TASK BRIEF: Copy word for word the lines in the records below, starting at the line with "Generate a Python" and ending at the line with "import plotly.graph_objects as go". Skip the pictures.

INFORMATION SHOWN:
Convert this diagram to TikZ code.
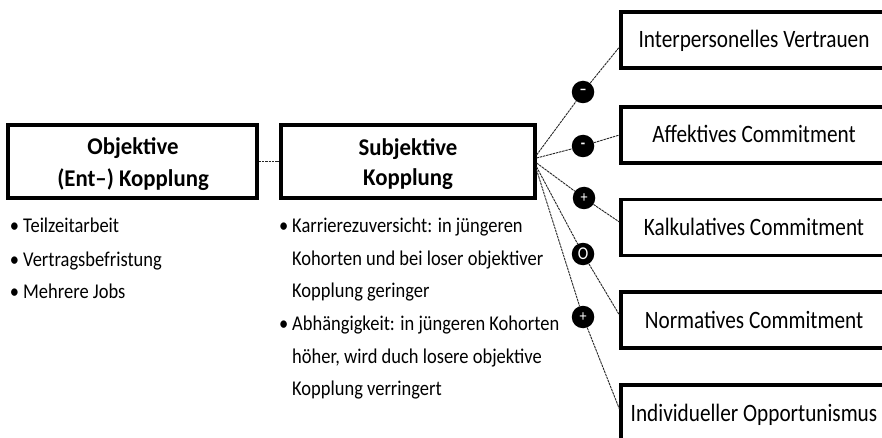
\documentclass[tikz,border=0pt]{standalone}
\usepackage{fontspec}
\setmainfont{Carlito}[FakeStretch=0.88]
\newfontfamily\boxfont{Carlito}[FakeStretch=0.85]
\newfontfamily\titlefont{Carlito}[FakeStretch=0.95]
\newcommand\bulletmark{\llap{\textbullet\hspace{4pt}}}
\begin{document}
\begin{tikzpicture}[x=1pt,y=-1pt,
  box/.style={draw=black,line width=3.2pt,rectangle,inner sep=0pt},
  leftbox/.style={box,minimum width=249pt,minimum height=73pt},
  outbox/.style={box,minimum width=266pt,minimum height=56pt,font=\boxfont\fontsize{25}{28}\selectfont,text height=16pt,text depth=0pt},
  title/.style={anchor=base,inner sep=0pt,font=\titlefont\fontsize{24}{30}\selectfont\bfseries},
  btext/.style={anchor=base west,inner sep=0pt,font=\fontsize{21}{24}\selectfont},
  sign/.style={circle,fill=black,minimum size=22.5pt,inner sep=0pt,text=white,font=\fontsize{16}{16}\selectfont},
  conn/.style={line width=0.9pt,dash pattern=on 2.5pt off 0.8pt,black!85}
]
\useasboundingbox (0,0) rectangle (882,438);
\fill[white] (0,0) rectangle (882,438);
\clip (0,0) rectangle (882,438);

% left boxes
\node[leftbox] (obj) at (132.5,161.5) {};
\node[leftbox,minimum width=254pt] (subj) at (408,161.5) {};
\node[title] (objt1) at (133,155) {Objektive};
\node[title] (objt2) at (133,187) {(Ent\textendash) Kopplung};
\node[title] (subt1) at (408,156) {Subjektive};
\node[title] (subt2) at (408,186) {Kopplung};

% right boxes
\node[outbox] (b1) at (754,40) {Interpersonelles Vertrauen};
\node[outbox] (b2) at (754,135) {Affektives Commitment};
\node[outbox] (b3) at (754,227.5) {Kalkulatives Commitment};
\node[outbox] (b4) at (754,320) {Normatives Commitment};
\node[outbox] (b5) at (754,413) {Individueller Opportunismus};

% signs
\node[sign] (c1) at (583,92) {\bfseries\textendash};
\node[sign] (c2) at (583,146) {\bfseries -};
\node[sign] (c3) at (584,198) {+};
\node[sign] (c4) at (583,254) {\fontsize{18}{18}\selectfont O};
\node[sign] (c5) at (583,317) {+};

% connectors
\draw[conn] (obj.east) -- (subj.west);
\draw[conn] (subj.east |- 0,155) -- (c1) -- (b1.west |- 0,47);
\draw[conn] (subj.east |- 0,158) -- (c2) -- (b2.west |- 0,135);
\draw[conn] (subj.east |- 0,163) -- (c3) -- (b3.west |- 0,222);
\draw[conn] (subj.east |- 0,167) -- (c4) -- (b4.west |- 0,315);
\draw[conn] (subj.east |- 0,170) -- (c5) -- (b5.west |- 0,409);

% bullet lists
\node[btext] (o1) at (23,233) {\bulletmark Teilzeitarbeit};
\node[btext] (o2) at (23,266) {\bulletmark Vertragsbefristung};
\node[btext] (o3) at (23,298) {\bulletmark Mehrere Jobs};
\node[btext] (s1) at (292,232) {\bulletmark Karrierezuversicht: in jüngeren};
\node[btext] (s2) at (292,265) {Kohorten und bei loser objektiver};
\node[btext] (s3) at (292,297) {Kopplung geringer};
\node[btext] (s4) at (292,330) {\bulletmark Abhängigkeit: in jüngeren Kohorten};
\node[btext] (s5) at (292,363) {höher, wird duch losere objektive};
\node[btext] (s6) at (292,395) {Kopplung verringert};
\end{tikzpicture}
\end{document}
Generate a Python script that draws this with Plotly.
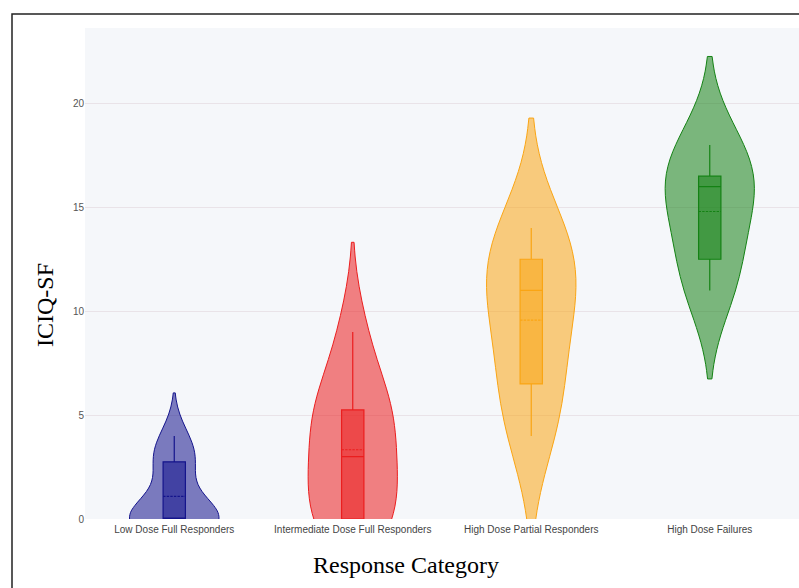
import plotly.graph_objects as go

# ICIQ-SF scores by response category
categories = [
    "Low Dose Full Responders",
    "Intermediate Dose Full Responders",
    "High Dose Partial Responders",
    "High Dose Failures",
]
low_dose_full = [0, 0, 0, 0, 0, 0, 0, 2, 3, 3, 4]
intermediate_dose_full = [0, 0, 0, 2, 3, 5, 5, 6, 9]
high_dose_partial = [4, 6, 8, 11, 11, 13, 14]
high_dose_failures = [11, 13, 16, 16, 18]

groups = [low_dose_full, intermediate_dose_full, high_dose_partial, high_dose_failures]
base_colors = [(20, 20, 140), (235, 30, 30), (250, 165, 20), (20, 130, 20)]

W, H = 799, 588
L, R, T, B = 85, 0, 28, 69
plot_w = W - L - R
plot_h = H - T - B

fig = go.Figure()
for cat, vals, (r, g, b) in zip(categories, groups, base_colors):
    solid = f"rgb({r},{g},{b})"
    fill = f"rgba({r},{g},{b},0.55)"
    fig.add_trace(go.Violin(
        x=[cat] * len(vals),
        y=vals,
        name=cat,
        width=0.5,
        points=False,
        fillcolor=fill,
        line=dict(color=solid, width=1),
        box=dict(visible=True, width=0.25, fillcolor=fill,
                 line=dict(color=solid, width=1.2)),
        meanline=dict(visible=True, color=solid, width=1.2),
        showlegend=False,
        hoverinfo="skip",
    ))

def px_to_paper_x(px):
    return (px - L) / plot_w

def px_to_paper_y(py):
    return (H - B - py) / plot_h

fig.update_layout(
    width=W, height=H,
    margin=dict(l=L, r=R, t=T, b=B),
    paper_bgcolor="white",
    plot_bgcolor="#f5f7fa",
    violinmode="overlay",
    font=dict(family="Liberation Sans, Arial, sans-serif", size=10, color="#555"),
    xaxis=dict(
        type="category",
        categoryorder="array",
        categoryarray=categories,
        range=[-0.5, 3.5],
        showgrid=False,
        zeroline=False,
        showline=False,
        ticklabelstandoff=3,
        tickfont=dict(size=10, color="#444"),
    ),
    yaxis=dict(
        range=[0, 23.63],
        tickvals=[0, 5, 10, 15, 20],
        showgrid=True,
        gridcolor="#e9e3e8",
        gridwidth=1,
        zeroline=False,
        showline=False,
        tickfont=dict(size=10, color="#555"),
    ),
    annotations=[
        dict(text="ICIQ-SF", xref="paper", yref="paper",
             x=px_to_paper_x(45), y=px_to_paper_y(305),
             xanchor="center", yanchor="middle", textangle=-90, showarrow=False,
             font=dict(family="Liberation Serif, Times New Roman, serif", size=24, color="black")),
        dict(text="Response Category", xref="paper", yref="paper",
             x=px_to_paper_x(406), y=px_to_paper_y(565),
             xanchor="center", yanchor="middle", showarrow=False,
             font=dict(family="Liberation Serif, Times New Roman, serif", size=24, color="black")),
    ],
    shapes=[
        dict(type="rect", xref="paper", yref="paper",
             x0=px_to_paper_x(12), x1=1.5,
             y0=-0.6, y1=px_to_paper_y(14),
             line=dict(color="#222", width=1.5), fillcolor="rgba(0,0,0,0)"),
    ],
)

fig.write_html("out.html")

SOLUTION FOR THIS TASK:
Generate a Python script that draws this with Plotly.
import plotly.graph_objects as go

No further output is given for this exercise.